James Laska reported that he had not had time to work with David Zeuthen and Lennart Poettering on false positives in the hard disk failure detection system, but Will Woods noted that relevant bugs had been filed by others[3] and the issue is definitely on the active radar for the developers.

Will Woods, James Laska and Adam Williamson reported steady progress on reviewing blocker bugs for SELinux, anaconda and X.org for Fedora 11 respectively, and the discussion then turned into a debate about the process for resolving Rawhide bugs in Bugzilla. The group agreed that the maintainer should be allowed to choose whether to close a bug immediately after checking in a fix for the reported issue, or whether to set the status to MODIFIED and wait for confirmation from the reporter that the bug is truly fixed before closing.

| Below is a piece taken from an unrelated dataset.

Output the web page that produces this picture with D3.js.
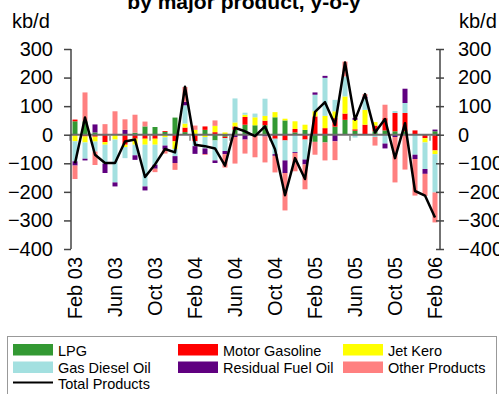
<!DOCTYPE html>
<html>
<head>
<meta charset="utf-8">
<script src="https://cdn.jsdelivr.net/npm/d3@7"></script>
<style>
  html, body { margin: 0; padding: 0; background: #fff; }
  svg { display: block; font-family: "Liberation Sans", Arial, sans-serif; }
</style>
</head>
<body>
<svg id="chart" width="499" height="394"></svg>
<script>
// Monthly year-on-year change in demand, kb/d
const months = ["Feb 03","Mar 03","Apr 03","May 03","Jun 03","Jul 03","Aug 03","Sep 03","Oct 03","Nov 03","Dec 03","Jan 04",
  "Feb 04","Mar 04","Apr 04","May 04","Jun 04","Jul 04","Aug 04","Sep 04","Oct 04","Nov 04","Dec 04","Jan 05",
  "Feb 05","Mar 05","Apr 05","May 05","Jun 05","Jul 05","Aug 05","Sep 05","Oct 05","Nov 05","Dec 05","Jan 06","Feb 06"];
const tickMonths = ["Feb 03","Jun 03","Oct 03","Feb 04","Jun 04","Oct 04","Feb 05","Jun 05","Oct 05","Feb 06"];
const yTicks = [300, 200, 100, 0, -100, -200, -300, -400];

const lpg       = [47,47,8,0,0,0,7,29,27,10,60,9,0,17,-20,-7,17,35,33,33,61,50,8,17,-25,-27,28,52,14,0,12,15,12,12,0,0,12];
const motorGas  = [6,-6,-7,-26,0,-35,-14,-14,-14,3,-23,16,-23,12,9,-5,12,27,0,16,-14,-20,12,-17,64,23,30,22,5,35,20,43,64,64,15,-12,-55];
const jetKero   = [-23,-21,-17,-9,-17,-8,-21,-21,-21,-9,-27,14,17,-8,22,8,14,8,28,17,18,6,27,18,18,43,24,60,33,52,12,0,0,0,0,-15,-13];
const gasDiesel = [-70,-57,-35,-66,-150,-39,-37,-146,-70,-29,-25,64,-17,-40,-70,-45,84,7,13,60,-54,-70,-61,-70,58,133,40,70,-10,40,-8,-31,7,35,-70,-93,-134];
const residual  = [-15,-6,28,-33,-14,17,-16,-14,-14,-14,-24,12,-27,-20,-9,-11,-8,-17,0,-6,-6,-44,-3,-17,8,7,-23,0,7,6,0,-17,-8,50,-15,-17,6];
const other     = [-47,101,-47,37,82,37,63,17,-12,-14,-24,52,15,-3,19,-47,-93,-49,-79,-91,-58,-131,-64,-87,-45,-63,-66,52,0,9,-30,47,-159,-122,-128,-77,-105];
const total     = [-100,60,-70,-99,-99,-24,-17,-148,-104,-50,-62,168,-35,-40,-48,-108,24,12,-5,29,-51,-212,-82,-155,80,114,35,253,52,142,8,55,-82,40,-197,-213,-290];

const seriesNames  = ["LPG","Motor Gasoline","Jet Kero","Gas Diesel Oil","Residual Fuel Oil","Other Products"];
const seriesColors = ["#339933","#ff0000","#ffff00","#a3e0e0","#600080","#ff8080"];
const seriesValues = [lpg, motorGas, jetKero, gasDiesel, residual, other];

const table = months.map((m, i) => {
  const row = { month: m };
  seriesNames.forEach((s, k) => { row[s] = seriesValues[k][i]; });
  return row;
});

const svg = d3.select("#chart");
const plotLeft = 71, plotRight = 440, plotTop = 49, plotBottom = 249;

const x = d3.scaleBand().domain(months).range([70, 440]).paddingInner(0.5).paddingOuter(0.25);
const y = d3.scaleLinear().domain([-400, 300]).range([plotBottom, plotTop]);

// Title (second line of the heading)
svg.append("text").attr("x", 244).attr("y", 9)
  .attr("text-anchor", "middle").attr("font-weight", "bold").attr("font-size", 21)
  .text("by major product, y-o-y");

// Unit labels
svg.append("text").attr("x", 12).attr("y", 28).attr("font-size", 20).text("kb/d");
svg.append("text").attr("x", 459).attr("y", 28).attr("font-size", 20).text("kb/d");

// Stacked bars, positives up and negatives down from zero
const stacked = d3.stack().keys(seriesNames).offset(d3.stackOffsetDiverging)(table);
svg.append("g").selectAll("g").data(stacked).join("g")
  .attr("fill", (d, k) => seriesColors[k])
  .selectAll("rect").data(d => d).join("rect")
  .attr("x", d => x(d.data.month))
  .attr("width", x.bandwidth())
  .attr("y", d => y(Math.max(d[0], d[1])))
  .attr("height", d => Math.abs(y(d[0]) - y(d[1])));

// Zero line with category ticks
svg.append("line").attr("x1", plotLeft).attr("x2", plotRight).attr("y1", y(0)).attr("y2", y(0))
  .attr("stroke", "#6e6e6e").attr("stroke-width", 2);
svg.append("g").selectAll("line").data(tickMonths).join("line")
  .attr("x1", d => x(d) - x.step() * 0.25).attr("x2", d => x(d) - x.step() * 0.25)
  .attr("y1", y(0)).attr("y2", y(0) + 6)
  .attr("stroke", "#888").attr("stroke-width", 1.5);

// Total products line
svg.append("path").datum(total)
  .attr("fill", "none").attr("stroke", "#000").attr("stroke-width", 2.5)
  .attr("stroke-linejoin", "round")
  .attr("d", d3.line().x((d, i) => x(months[i]) + x.bandwidth() / 2).y(d => y(d)));

// Left axis
const yl = svg.append("g").attr("transform", `translate(${plotLeft},0)`)
  .call(d3.axisLeft(y).tickValues(yTicks).tickSize(7).tickPadding(11).tickFormat(d3.format("d")));
yl.selectAll("text").attr("font-size", 20).attr("fill", "#000").attr("font-family", "Liberation Sans, Arial, sans-serif");
yl.selectAll("line, path").attr("stroke", "#444").attr("stroke-width", 1.5);
yl.select(".domain").attr("d", `M0,${plotTop}V${plotBottom}`);

// Right axis (ticks cross the axis line)
const yr = svg.append("g").attr("transform", `translate(${plotRight},0)`)
  .call(d3.axisRight(y).tickValues(yTicks).tickSize(4).tickPadding(14).tickFormat(d3.format("d")));
yr.selectAll(".tick line").attr("x1", -4);
yr.selectAll("text").attr("font-size", 20).attr("fill", "#000").attr("font-family", "Liberation Sans, Arial, sans-serif");
yr.selectAll("line, path").attr("stroke", "#444").attr("stroke-width", 1.5);
yr.select(".domain").attr("d", `M0,${plotTop}V${plotBottom}`);

// Month labels, rotated
svg.append("g").selectAll("text").data(tickMonths).join("text")
  .attr("transform", d => `translate(${x(d) + x.bandwidth() / 2},257) rotate(-90)`)
  .attr("text-anchor", "end").attr("dy", "0.35em").attr("font-size", 20)
  .text(d => d);

// Legend
const lg = svg.append("g");
lg.append("rect").attr("x", 7.5).attr("y", 336.5).attr("width", 489).attr("height", 70)
  .attr("fill", "none").attr("stroke", "#999").attr("stroke-width", 1);
const legendPos = [[13, 344], [178, 344], [343, 344], [13, 361.5], [178, 361.5], [343, 361.5]];
seriesNames.forEach((s, k) => {
  const [lx, ly] = legendPos[k];
  lg.append("rect").attr("x", lx).attr("y", ly).attr("width", 40).attr("height", 11.5).attr("fill", seriesColors[k]);
  lg.append("text").attr("x", lx + 45).attr("y", ly + 11.5).attr("font-size", 14.5).text(s);
});
lg.append("line").attr("x1", 13).attr("x2", 53).attr("y1", 382.5).attr("y2", 382.5).attr("stroke", "#000").attr("stroke-width", 2);
lg.append("text").attr("x", 58).attr("y", 389).attr("font-size", 14.5).text("Total Products");
</script>
</body>
</html>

Jesse Keating reported on progress in the autoqa project. He has been working on a conflict finder test, and the autoqa team has been discussing directions for future development.

Adam Williamson reported on the volume control application debate. His package of the old gnome-volume-control under the name gst-mixer has been accepted into the Fedora 11 repositories and added to the default package groups so that it will be installed by default in the DVD package selection and on the desktop spin for Fedora 11 release. The 'pavucontrol' mixer for PulseAudio has been removed, so Fedora 11's desktop spin and default DVD installation package set will include two graphical mixers, the new gnome-volume-control and gst-mixer. These between them cover all major use cases.

Jóhann Guðmundsson raised the issue of Jesse Keating's proposal to drop the Alpha release for the Fedora 12 cycle. James Laska worried that it might cause trouble for Fedora 12 Test Days. Jóhann pointed out that live CDs are now habitually generated for each Test Day, but James worried about what would happen if it proved impossible to generate a live CD for a week. Jesse explained that as far as he saw it, the main value of Alpha was to be a known-good point to bootstrap a Rawhide installation, and it often fails at that. He suggested that for Fedora 12, Fedora 11 release could serve as the known-good point to bootstrap a Rawhide installation.

The Bugzappers group weekly meeting[4] was held on 2009-05-05. The full log is available[5]. Adam Williamson reported on progress with the triage metrics project: members of the Fedora Python development group had volunteered and helped port the code to Python 2.4 (as is required before it can run on Infrastructure's servers), but wanted some test data to confirm that their fixes are valid. Adam will try to ensure Brennan provides the necessary test data, and then the application can likely go live.

Adam also reported on the status of the Bugzilla priority/severity proposal. The group agreed that his final draft of the proposed email to the development group was good. Adam suggested that it would be a good idea for another group member to actually send the proposal, and Matej Cepl volunteered to do it.

Edward Kirk reported on the progress of the SOP to cover accepting new members into the Bugzappers group. The group decided to put the SOP into place on the Wiki and work on any further changes 'live'. Edward agreed to take care of publishing the SOP with appropriate links.

The group then voted unanimously to adjourn the meeting and go eat cookies.

The next QA weekly meeting will be held on 2009-05-13 at 1600 UTC in #fedora-meeting, and the next Bugzappers weekly meeting on 2009-05-12 at 1500 UTC in #fedora-meeting.

Fedora bug workflow

Adam Williamson announced[1] that he had extensively revised the Fedora bug workflow page[2] to more extensively cover all the available statuses and resolutions, and all the common processes through which most bug reports go. Niels Haase pointed out[3] that the NEXTRELEASE resolution, which Adam had described in the page as not used for Fedora, is actually used by the automated Bodhi scripts when resolving a bug for which an official update has been issued. Adam followed up this issue, and reported[4] that his discussions indicated his interpretation - that bugs fixed in stable releases should be closed as ERRATA - is likely correct, and the Bodhi scripts should be adjusted.

Bugzappers new member SOP

Edward Kirk reported[1] that he had put the new member SOP for the Bugzappers group live on the Wiki, as agreed at the weekly meeting. Christopher Beland suggested[2] that the language used was very formal, and some areas might be a little vague. Adam Williamson promised[3] to try and find time to revise the page a little.